[INSTRUCTIONS FOR THE TASK] Quote the listing below in its entirety, omitting every image.

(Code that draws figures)
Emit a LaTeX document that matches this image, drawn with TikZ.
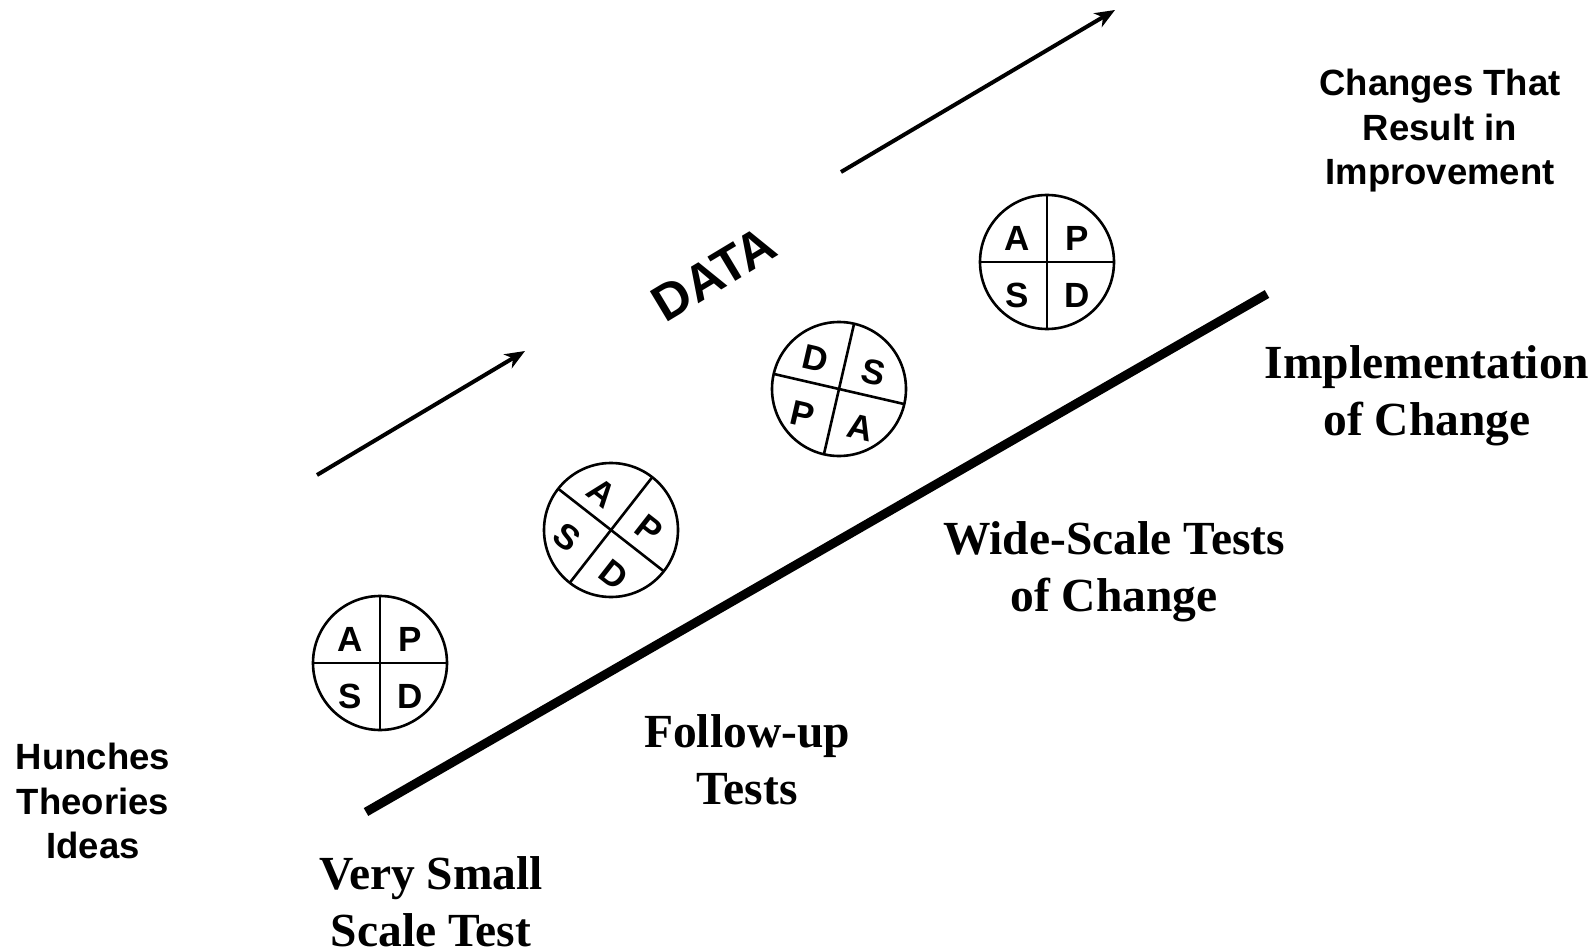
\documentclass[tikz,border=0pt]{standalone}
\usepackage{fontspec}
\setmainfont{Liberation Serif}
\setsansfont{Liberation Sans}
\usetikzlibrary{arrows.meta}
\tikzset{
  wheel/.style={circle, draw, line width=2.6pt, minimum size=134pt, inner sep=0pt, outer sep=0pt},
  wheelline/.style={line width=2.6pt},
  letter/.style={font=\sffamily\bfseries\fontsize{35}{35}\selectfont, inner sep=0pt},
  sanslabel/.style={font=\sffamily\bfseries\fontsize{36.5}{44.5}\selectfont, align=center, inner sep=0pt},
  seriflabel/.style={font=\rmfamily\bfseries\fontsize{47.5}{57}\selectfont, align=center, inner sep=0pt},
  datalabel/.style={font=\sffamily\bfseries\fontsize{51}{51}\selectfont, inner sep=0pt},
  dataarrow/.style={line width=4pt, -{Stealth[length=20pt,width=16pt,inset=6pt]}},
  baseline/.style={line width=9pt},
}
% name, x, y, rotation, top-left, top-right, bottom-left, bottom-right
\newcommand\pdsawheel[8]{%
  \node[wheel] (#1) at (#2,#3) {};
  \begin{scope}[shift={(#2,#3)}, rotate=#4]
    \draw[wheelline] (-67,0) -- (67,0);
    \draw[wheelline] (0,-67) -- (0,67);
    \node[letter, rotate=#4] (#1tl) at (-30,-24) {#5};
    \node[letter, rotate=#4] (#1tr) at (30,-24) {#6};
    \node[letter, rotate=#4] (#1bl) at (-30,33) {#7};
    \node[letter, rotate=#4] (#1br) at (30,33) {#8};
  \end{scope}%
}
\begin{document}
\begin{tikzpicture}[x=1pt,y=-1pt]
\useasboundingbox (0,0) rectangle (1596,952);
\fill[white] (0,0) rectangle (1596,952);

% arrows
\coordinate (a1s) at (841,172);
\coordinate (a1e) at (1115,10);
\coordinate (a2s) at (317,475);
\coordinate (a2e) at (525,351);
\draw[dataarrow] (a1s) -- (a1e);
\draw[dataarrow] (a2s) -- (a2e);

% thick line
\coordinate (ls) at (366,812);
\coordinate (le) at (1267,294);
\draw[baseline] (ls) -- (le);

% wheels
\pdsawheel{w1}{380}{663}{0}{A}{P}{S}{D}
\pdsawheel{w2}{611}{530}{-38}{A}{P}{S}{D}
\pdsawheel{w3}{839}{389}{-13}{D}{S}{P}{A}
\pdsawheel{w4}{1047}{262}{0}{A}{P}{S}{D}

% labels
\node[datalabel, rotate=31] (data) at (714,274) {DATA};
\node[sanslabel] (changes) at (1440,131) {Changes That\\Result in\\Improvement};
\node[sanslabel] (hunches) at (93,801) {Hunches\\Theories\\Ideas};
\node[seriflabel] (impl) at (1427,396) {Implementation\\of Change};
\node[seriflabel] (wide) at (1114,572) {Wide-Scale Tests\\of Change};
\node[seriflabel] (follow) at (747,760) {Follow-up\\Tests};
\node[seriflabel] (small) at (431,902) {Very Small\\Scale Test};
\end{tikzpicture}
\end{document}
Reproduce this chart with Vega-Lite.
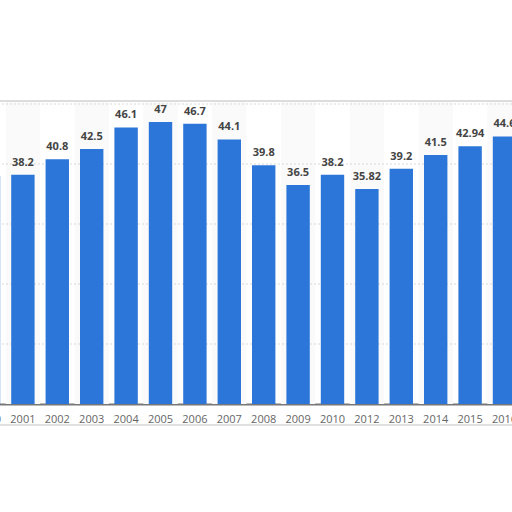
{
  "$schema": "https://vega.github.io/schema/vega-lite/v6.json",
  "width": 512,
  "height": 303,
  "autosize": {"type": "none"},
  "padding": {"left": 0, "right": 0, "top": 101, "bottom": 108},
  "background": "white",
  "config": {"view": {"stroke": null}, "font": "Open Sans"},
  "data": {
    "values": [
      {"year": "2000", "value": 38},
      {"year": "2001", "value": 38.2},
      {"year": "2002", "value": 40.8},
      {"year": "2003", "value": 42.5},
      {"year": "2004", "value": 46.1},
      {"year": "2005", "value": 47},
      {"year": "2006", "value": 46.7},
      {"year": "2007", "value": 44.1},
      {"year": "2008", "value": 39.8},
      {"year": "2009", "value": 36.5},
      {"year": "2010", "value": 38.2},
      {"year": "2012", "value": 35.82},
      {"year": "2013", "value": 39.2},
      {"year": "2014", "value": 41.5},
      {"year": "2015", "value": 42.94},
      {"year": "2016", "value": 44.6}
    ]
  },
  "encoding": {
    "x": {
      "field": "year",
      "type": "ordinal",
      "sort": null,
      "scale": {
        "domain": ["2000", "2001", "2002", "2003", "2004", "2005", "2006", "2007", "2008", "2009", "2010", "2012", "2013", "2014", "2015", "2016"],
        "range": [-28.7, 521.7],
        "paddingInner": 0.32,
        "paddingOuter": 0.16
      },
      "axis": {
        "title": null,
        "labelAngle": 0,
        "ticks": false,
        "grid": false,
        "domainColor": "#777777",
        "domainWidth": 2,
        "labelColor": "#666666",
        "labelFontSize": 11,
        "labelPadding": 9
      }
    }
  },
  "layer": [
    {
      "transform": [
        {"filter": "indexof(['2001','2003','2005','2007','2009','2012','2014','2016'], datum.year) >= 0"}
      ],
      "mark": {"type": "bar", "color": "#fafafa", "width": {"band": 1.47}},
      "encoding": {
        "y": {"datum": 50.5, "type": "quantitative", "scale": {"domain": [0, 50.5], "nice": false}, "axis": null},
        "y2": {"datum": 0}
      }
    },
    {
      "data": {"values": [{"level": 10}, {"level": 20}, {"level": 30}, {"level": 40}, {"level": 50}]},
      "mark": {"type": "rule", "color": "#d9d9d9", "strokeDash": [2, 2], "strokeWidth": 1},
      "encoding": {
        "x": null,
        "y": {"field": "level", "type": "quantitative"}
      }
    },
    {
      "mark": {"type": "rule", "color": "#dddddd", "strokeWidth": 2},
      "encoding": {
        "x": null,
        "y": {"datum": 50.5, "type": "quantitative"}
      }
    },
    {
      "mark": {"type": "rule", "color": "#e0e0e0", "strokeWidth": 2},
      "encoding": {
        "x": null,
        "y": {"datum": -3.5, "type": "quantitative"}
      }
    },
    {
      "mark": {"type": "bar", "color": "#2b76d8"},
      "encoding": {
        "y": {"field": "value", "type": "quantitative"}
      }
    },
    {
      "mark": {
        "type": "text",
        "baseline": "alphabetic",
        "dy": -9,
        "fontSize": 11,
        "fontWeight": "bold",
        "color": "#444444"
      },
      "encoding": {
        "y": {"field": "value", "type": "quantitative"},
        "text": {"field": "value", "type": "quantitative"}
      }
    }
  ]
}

[SOLVED PROBLEM]
Emit a LaTeX document that matches this image, drawn with TikZ.
\documentclass[tikz,border=0pt]{standalone}
\usepackage{fontspec}
\setmainfont{Liberation Serif}
\setsansfont{Liberation Sans}
\usetikzlibrary{arrows.meta}
\tikzset{
  wheel/.style={circle, draw, line width=2.6pt, minimum size=134pt, inner sep=0pt, outer sep=0pt},
  wheelline/.style={line width=2.6pt},
  letter/.style={font=\sffamily\bfseries\fontsize{35}{35}\selectfont, inner sep=0pt},
  sanslabel/.style={font=\sffamily\bfseries\fontsize{36.5}{44.5}\selectfont, align=center, inner sep=0pt},
  seriflabel/.style={font=\rmfamily\bfseries\fontsize{47.5}{57}\selectfont, align=center, inner sep=0pt},
  datalabel/.style={font=\sffamily\bfseries\fontsize{51}{51}\selectfont, inner sep=0pt},
  dataarrow/.style={line width=4pt, -{Stealth[length=20pt,width=16pt,inset=6pt]}},
  baseline/.style={line width=9pt},
}
% name, x, y, rotation, top-left, top-right, bottom-left, bottom-right
\newcommand\pdsawheel[8]{%
  \node[wheel] (#1) at (#2,#3) {};
  \begin{scope}[shift={(#2,#3)}, rotate=#4]
    \draw[wheelline] (-67,0) -- (67,0);
    \draw[wheelline] (0,-67) -- (0,67);
    \node[letter, rotate=#4] (#1tl) at (-30,-24) {#5};
    \node[letter, rotate=#4] (#1tr) at (30,-24) {#6};
    \node[letter, rotate=#4] (#1bl) at (-30,33) {#7};
    \node[letter, rotate=#4] (#1br) at (30,33) {#8};
  \end{scope}%
}
\begin{document}
\begin{tikzpicture}[x=1pt,y=-1pt]
\useasboundingbox (0,0) rectangle (1596,952);
\fill[white] (0,0) rectangle (1596,952);

% arrows
\coordinate (a1s) at (841,172);
\coordinate (a1e) at (1115,10);
\coordinate (a2s) at (317,475);
\coordinate (a2e) at (525,351);
\draw[dataarrow] (a1s) -- (a1e);
\draw[dataarrow] (a2s) -- (a2e);

% thick line
\coordinate (ls) at (366,812);
\coordinate (le) at (1267,294);
\draw[baseline] (ls) -- (le);

% wheels
\pdsawheel{w1}{380}{663}{0}{A}{P}{S}{D}
\pdsawheel{w2}{611}{530}{-38}{A}{P}{S}{D}
\pdsawheel{w3}{839}{389}{-13}{D}{S}{P}{A}
\pdsawheel{w4}{1047}{262}{0}{A}{P}{S}{D}

% labels
\node[datalabel, rotate=31] (data) at (714,274) {DATA};
\node[sanslabel] (changes) at (1440,131) {Changes That\\Result in\\Improvement};
\node[sanslabel] (hunches) at (93,801) {Hunches\\Theories\\Ideas};
\node[seriflabel] (impl) at (1427,396) {Implementation\\of Change};
\node[seriflabel] (wide) at (1114,572) {Wide-Scale Tests\\of Change};
\node[seriflabel] (follow) at (747,760) {Follow-up\\Tests};
\node[seriflabel] (small) at (431,902) {Very Small\\Scale Test};
\end{tikzpicture}
\end{document}
Reproduce this chart with Vega-Lite.
{
  "$schema": "https://vega.github.io/schema/vega-lite/v6.json",
  "width": 512,
  "height": 303,
  "autosize": {"type": "none"},
  "padding": {"left": 0, "right": 0, "top": 101, "bottom": 108},
  "background": "white",
  "config": {"view": {"stroke": null}, "font": "Open Sans"},
  "data": {
    "values": [
      {"year": "2000", "value": 38},
      {"year": "2001", "value": 38.2},
      {"year": "2002", "value": 40.8},
      {"year": "2003", "value": 42.5},
      {"year": "2004", "value": 46.1},
      {"year": "2005", "value": 47},
      {"year": "2006", "value": 46.7},
      {"year": "2007", "value": 44.1},
      {"year": "2008", "value": 39.8},
      {"year": "2009", "value": 36.5},
      {"year": "2010", "value": 38.2},
      {"year": "2012", "value": 35.82},
      {"year": "2013", "value": 39.2},
      {"year": "2014", "value": 41.5},
      {"year": "2015", "value": 42.94},
      {"year": "2016", "value": 44.6}
    ]
  },
  "encoding": {
    "x": {
      "field": "year",
      "type": "ordinal",
      "sort": null,
      "scale": {
        "domain": ["2000", "2001", "2002", "2003", "2004", "2005", "2006", "2007", "2008", "2009", "2010", "2012", "2013", "2014", "2015", "2016"],
        "range": [-28.7, 521.7],
        "paddingInner": 0.32,
        "paddingOuter": 0.16
      },
      "axis": {
        "title": null,
        "labelAngle": 0,
        "ticks": false,
        "grid": false,
        "domainColor": "#777777",
        "domainWidth": 2,
        "labelColor": "#666666",
        "labelFontSize": 11,
        "labelPadding": 9
      }
    }
  },
  "layer": [
    {
      "transform": [
        {"filter": "indexof(['2001','2003','2005','2007','2009','2012','2014','2016'], datum.year) >= 0"}
      ],
      "mark": {"type": "bar", "color": "#fafafa", "width": {"band": 1.47}},
      "encoding": {
        "y": {"datum": 50.5, "type": "quantitative", "scale": {"domain": [0, 50.5], "nice": false}, "axis": null},
        "y2": {"datum": 0}
      }
    },
    {
      "data": {"values": [{"level": 10}, {"level": 20}, {"level": 30}, {"level": 40}, {"level": 50}]},
      "mark": {"type": "rule", "color": "#d9d9d9", "strokeDash": [2, 2], "strokeWidth": 1},
      "encoding": {
        "x": null,
        "y": {"field": "level", "type": "quantitative"}
      }
    },
    {
      "mark": {"type": "rule", "color": "#dddddd", "strokeWidth": 2},
      "encoding": {
        "x": null,
        "y": {"datum": 50.5, "type": "quantitative"}
      }
    },
    {
      "mark": {"type": "rule", "color": "#e0e0e0", "strokeWidth": 2},
      "encoding": {
        "x": null,
        "y": {"datum": -3.5, "type": "quantitative"}
      }
    },
    {
      "mark": {"type": "bar", "color": "#2b76d8"},
      "encoding": {
        "y": {"field": "value", "type": "quantitative"}
      }
    },
    {
      "mark": {
        "type": "text",
        "baseline": "alphabetic",
        "dy": -9,
        "fontSize": 11,
        "fontWeight": "bold",
        "color": "#444444"
      },
      "encoding": {
        "y": {"field": "value", "type": "quantitative"},
        "text": {"field": "value", "type": "quantitative"}
      }
    }
  ]
}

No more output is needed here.